There are so many ways to steal something, but when it comes to the big score, movies have kept their focus on elaborate heists.  How are the criminals going to break into the vault?  How will they escape?  Couldn't they put all of this effort into a job that doesn't risk going to jail?  These questions aside, the basic point remains: steal what you want and don't get caught.  But there are so many other ways to accomplish that.  Baltasar Kormákur's Contraband is a fresh take on the theft genre (unless you've seen the original version, the 2008 Icelandic film Reykjavik-Rotterdam) by turning the attention to smuggling.  However, the movie always feels torn between what's safe and familiar and what's daring and inventive.

Chris Farraday (Mark Wahlberg) is a former-smuggler who was one of the best in the game, but now he's happily living the straight life with his hot wife Kate (Kate Beckinsale) and their two adorable kids.  Even his alcoholic friend Sebastian (Ben Foster) has cleaned up and is building a new business.   Sadly for Chris, the purpose of skilled criminals who have gone straight is to get drawn back in for "One.  Last.  Job."  When his dumb brother-in-law Andy (Caleb Landry Jones) has a smuggling job go south and finds himself in the crosshairs of the psychotic criminal Tim Briggs (Giovanni Ribisi), Chris agrees to take on a job to repay Andy's debt.  Chris heads to Panama, and leaves Sebastian to protect Kate and the kids from Briggs.

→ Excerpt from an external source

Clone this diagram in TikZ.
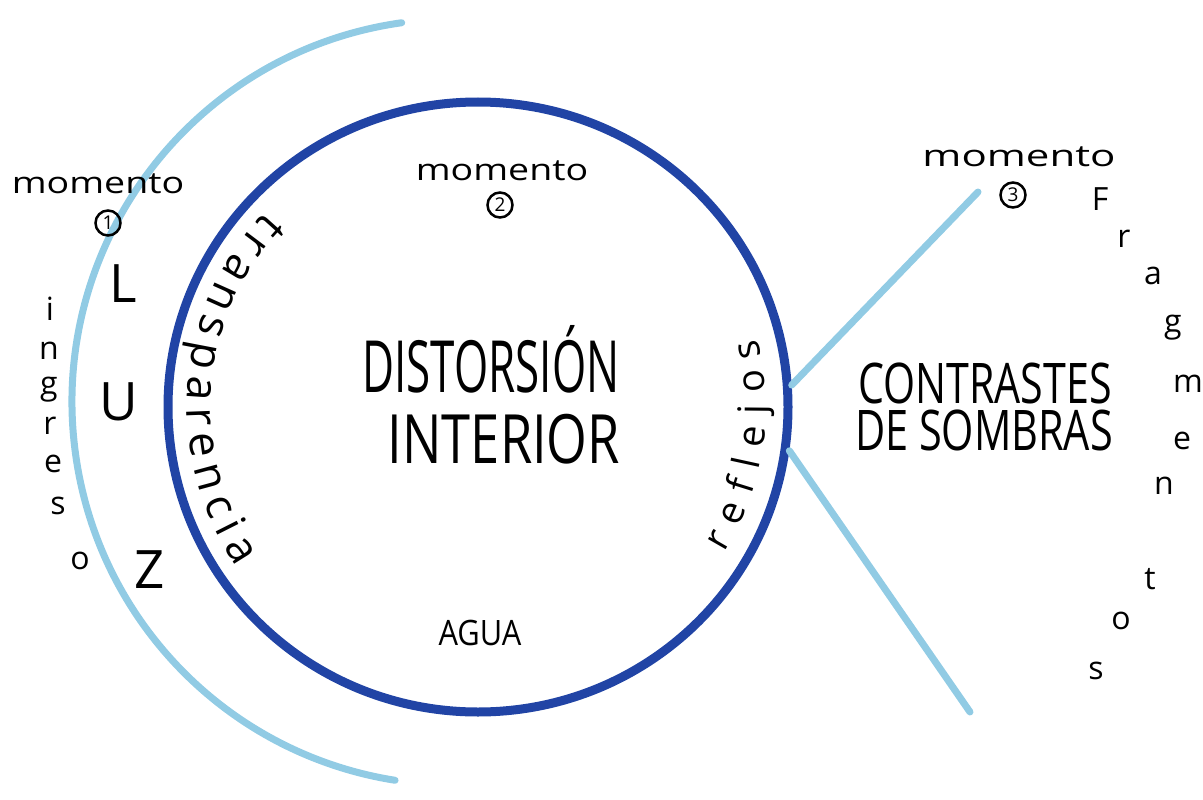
\documentclass[tikz,border=0pt]{standalone}
\usepackage{fontspec}
\setmainfont{Open Sans}
\usetikzlibrary{shapes.geometric,decorations.text}

\definecolor{tinta}{RGB}{33,68,165}
\definecolor{celeste}{RGB}{145,203,228}

\begin{document}
\begin{tikzpicture}[x=1pt,y=1pt,
  rastro/.style={celeste,line width=7pt,line cap=round},
  letra/.style={inner sep=0pt,anchor=mid,font=\fontsize{32}{32}\selectfont},
  grande/.style={inner sep=0pt,anchor=base,font=\fontsize{53}{53}\selectfont},
  titulo/.style={inner sep=0pt,anchor=base,font=\fontsize{#1}{#1}\selectfont},
  momento/.style={inner sep=0pt,anchor=mid,xscale=1.25,font=\fontsize{30}{30}\selectfont},
  numero/.style={circle,draw,line width=2.5pt,minimum size=25pt,inner sep=0pt,font=\fontsize{19}{19}\selectfont}]

\useasboundingbox (0,0) rectangle (1203,-800);

\coordinate (centro) at (478,-407);
\coordinate (m3) at (978,-192);
\coordinate (fin) at (970,-712);

\draw[rastro] ([shift={(98:383)}]455,-402) arc[start angle=98, end angle=261, radius=383];

\node[draw=tinta,ellipse,line width=9pt,minimum width=620pt,minimum height=610pt,inner sep=0pt] (circulo) at (centro) {};

\draw[rastro] (circulo.4) -- (m3);
\draw[rastro] (circulo.-8) -- (fin);

\node[momento] (momento1) at (98,-191) {momento};
\node[numero] (num1) at (108,-223) {1};
\node[momento] (momento2) at (502,-178) {momento};
\node[numero] (num2) at (500,-205) {2};
\node[momento,xscale=1.12] (momento3) at (1019,-164) {momento};
\node[numero] (num3) at (1013,-195) {3};

\node[grande] (luzL) at (123,-302) {L};
\node[grande] (luzU) at (119,-420) {U};
\node[grande] (luzZ) at (150,-588) {Z};

\foreach \l/\x/\y [count=\i] in {i/50/318, n/49/357, g/49/392, r/50/432, e/53/470, s/58/512, o/80/567}
  {\node[letra] (ingreso\i) at (\x,-\y) {\l};}

\foreach \l/\x/\y [count=\i] in {F/1100/208, r/1124/245, a/1153/282, g/1173/330, m/1188/390, e/1182/447, n/1164/492, t/1150/587, o/1121/627, s/1096/677}
  {\node[letra] (fragmentos\i) at (\x,-\y) {\l};}

\node[titulo=72,xscale=0.61] (distorsion) at (491,-392) {DISTORSIÓN};
\node[titulo=68,xscale=0.77] (interior) at (504,-463) {INTERIOR};
\node[titulo=35,xscale=0.88] (agua) at (480,-645) {AGUA};
\node[titulo=56,xscale=0.735] (contrastes) at (985,-403) {CONTRASTES};
\node[titulo=56,xscale=0.74] (sombras) at (984,-450) {DE SOMBRAS};

\path[decorate,decoration={text along path,text align=fit to path,
  text={|\fontsize{44}{44}\selectfont|transparencia}}]
  ([shift={(137:291 and 286)}]centro) arc[start angle=137, end angle=214, x radius=291, y radius=286];
\path[decorate,decoration={text along path,text align=fit to path,
  text={|\fontsize{38}{38}\selectfont|reflejos}}]
  ([shift={(-31:288 and 283)}]centro) arc[start angle=-31, end angle=14, x radius=288, y radius=283];
\end{tikzpicture}
\end{document}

Contraband has to grind its way through the set-up as we hit every familiar beat.  Casting Wahlberg in the lead role makes matters worse because while he's perfectly competent and adept at playing a criminal, we've seen him play it seven times before.  Farraday is basically Wahlberg's character from The Italian Job but in a gritty, R-rated world with no sweet-natured Donald Sutherland to avenge.  Kate and the kids are nothing but a reminder of what Farraday stands to lose, and Briggs, with his high-pitched, over-the-top Southern accent, is more comical than menacing.

If all of the actors played to the level of Ben Foster's performance, Contraband would be phenomenal.  No one in the cast is outright terrible (although Ribisi seriously missed the mark on his character), but Foster once again shows how he can elevate the material.  A weaker actor would have shown all of Sebastian's cards from the first scene, but Foster crafts a three-dimensional character who conjures mixed emotions from the audience.  I imagine Kormákur—an actor himself—gave his cast the freedom to build their characters, but Foster seems to be the only one who truly took advantage of it.

As a director, Kormákur (who played the lead role in the original) takes the well-worn shaky-cam approach, but he wields it better than most because it brings the illusion realism to the world of smuggling.  I imagine most audiences don't know how smuggling works, and while this film may not provide a 100% accurate representation, Kormákur paints a convincing portrait of how the crime functions.  The moment we see Sebastian and Chris going through ship manifests and getting Chris on board like its old hat, Contraband becomes a far better movie.  We're no longer in the tired "one last job" story nor are we dealing with heist mechanics.

Getting the score is the easiest part of the job.  It's not even stealing, but Kormákur goes too far out of his way to show how Contraband isn't a heist flick.  During an action scene involving an unexpected armored car robbery, Kormákur turns away from the hand-held approach and starts using speed-ramping to play up the effects.  It's as if the director is saying, "This sensational approach isn't my movie!  Now watch how I incorporate this sensational approach!"  The tone suddenly becomes schizophrenic and in the same scene we see the over-stylized visuals mixed with lazy shaky-cam cinematography.

This is the war of Contraband.  Ben Foster is at a level where you want the other actors to join him and add complexity to their characters.  The story has to plod through a weak set-up to get to the good stuff and then comes to a silly, unnecessary coda when it had the opportunity to dodge the Hollywood Ending™ and do something powerful and tragic.  Kormákur pushes us out of our comfort zone by thoughtfully portraying an unfamiliar crime and making it exciting, but then he'll retreat back to the comfort of well-worn shaky-cam action, easy stakes, and Mark Wahlberg in a role he could do in his sleep.  There's enough fresh material in Contraband to make it a decent crime flick, a movie that plays at being gritty and realistic shouldn't feel so safe.